Migraines! Yuck! Just hearing the word makes my head hurt. As a sufferer of migraines from as far back as I can remember, I know what it’s like to lose hours and days from your life due to these excruciating headaches.
My migraines follow the typical pattern of classic migraines- first a feeling that something is just not right, as slowly I become aware of a disturbance in my field of vision, usually in one eye. After 5 to 10 minutes, the disturbance, or “aura”, gradually goes away and the actual pain of the headache begins. In my case, the eye with the aura is not the one that hurts, but the opposite eye will feel as if someone is sticking a red, hot poker in it!
My migraines in my younger years were definitely tied to my menstrual cycle, usually occurring about a week before I started my period. Unfortunately, I experienced early menopause and with the consequent erratic hormone fluctuations, I began having migraines one after another. I discovered though, that there were other factors bringing on these terrible headaches, as I still continued to have them, even when I no longer had those pesky periods to worry about.

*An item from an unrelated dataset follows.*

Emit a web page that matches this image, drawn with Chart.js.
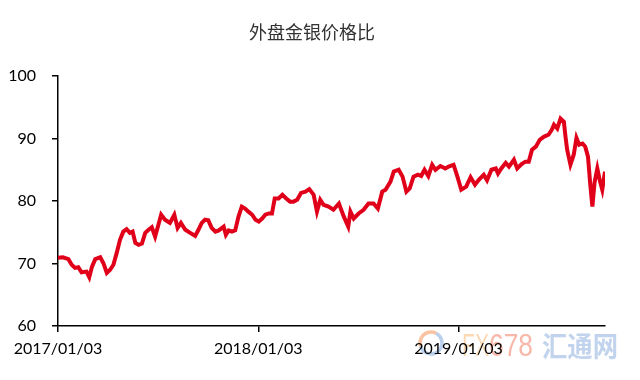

Triggers can be as varied as the women who are plagued by these headaches, but for me, personally, the common ones that I had to be constantly aware of consisted of caffeine, alcohol, lack of sleep, stress, sunlight, exercise and even the barometric pressure changing.
Often, one warning sign was sinus congestion and scientists seem unsure whether the congestion brings on the migraine, or whether the migraine initiates the congestion. Regardless, I found that if I took an antihistamine on days when I felt that funny feeling, I can only describe as “migrainy”, (Yes, it’s a made-up word but if Sarah Palin can do it, why can’t I?) then often the headache would not develop.
For years after my periods ceased I still continued to have migraines, although they did seem a bit better. I was diagnosed three years ago with wheat and gluten intolerance. The interesting thing I discovered is that my migraines have improved considerably by following a gluten free diet. I can now go months without experiencing one, which is a good thing because the older I get, the less I want to waste another day in pain.
There are many medications out to help prevent and treat migraines. More natural therapies include the use of herbs, such as feverfew and also hormonal therapies, for migraines originating from hormone fluctuations. And I never go out in the sunshine without a good pair of sunglasses, as sunlight will definitely trigger a headache.
I try to live a holistic lifestyle and do not like to take medication if a more natural alternative is available. So other than the occasional antihistamine I mentioned earlier, medication hasn’t been an option I was comfortable with. I have found some therapies that help, but the problem is they aren’t very feasible if you are at work. In fact, some of these alternative therapies might get you fired, but if you are home when a headache strikes, perhaps they will provide you with some relief, also.
The first thing to do is run a hot bath and put some ice in a plastic food storage bag. I wrap the ice pack in a washcloth and lay it across my forehead. Use one that is large enough to allow the cold to wrap around your temples. Then place the rest of your body, including your hands, in the warm water. I believe what happens is the ice constricts the dilated blood vessels in your brain that are causing the headache and resultant pain, while the warm water increases the blood flow to the rest of your body.
Recently, I discovered that taking deep breaths helps the headache to recede and seems to reduce the severity. If I had not taken an antihistamine before, I try to do so before I get in the warm bath. Although, I usually still feel some pain, these steps definitely help with the discomfort and keep the migraine from becoming so bad I want to crawl into bed like a wounded pup that has had a run-in with a porcupine. Speaking of crawling into bed…
There is one other therapy that you probably won’t read about in a medical journal but I have heard on good authority works wonders with the pain, experiencing an orgasm! I don’t know what the scientific basis for this is, but considering the agony of migraines, anything is worth a try. How you manage this therapy is your business!
I have found a wonderful website www.womentowomen.com that is a treasure trove of information for this and other topics and for the various therapies I’ve described, (yes, ALL of them), so feel free to do a little research on your own.
Seriously, though, migraines are not a joking matter. Try to eat right, exercise and get plenty of sleep and if you find you need more help to deal with these debilitating headaches, talk to your doctor. They can be a sign of a more serious disease.